When drops of water touch the surface of a lotus flower leaf, they form beads and roll off, collecting dust particles along the way. In contrast, water droplets on a rose petal also form beads, but remain pinned to the petal's surface. A mechanical engineer at Washington University in St. Louis combined the two concepts to find a more efficient way for droplets to evaporate from a surface.
Patricia Weisensee, assistant professor of mechanical engineering & materials science in the McKelvey School of Engineering, initially planned to establish a pattern on a surface that would both repel liquid, similar to the lotus leaf, or pin droplets, similar to the rose petal, to influence wetting during droplet impact, such as during rain.

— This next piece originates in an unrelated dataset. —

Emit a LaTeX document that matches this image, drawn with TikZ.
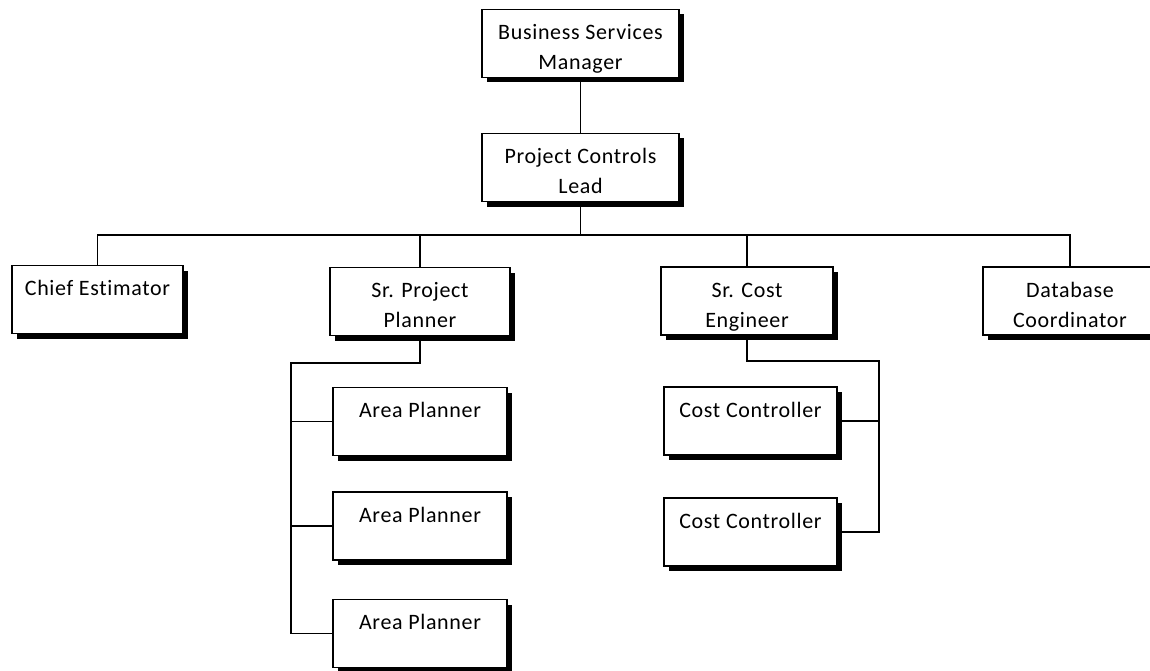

Like the lotus leaf, when water impacts a repellent—or superhydrophobic—surface, droplets easily rebound, similar to rain on treated windshields.
In heat transfer and evaporation, these superhydrophobic surfaces are very inefficient due to a short contact time between the water and the surface. Conversely, when liquid comes in contact with a hydrophilic surface that can be wetted, it spreads over the surface, forms a liquid puddle and takes a long time to evaporate. Weisensee wanted to create a surface with both repelling and wetting properties that would create small sub-droplets, combining the advantages of both types of surfaces: droplet pinning and evaporation on the wetting surface without the risk of flooding the entire repelling surface. She then observed their behavior to learn more about evaporation as a cooling method for thermal management of high-tech electronic devices.
Results of her work were published online Dec. 20 in Langmuir.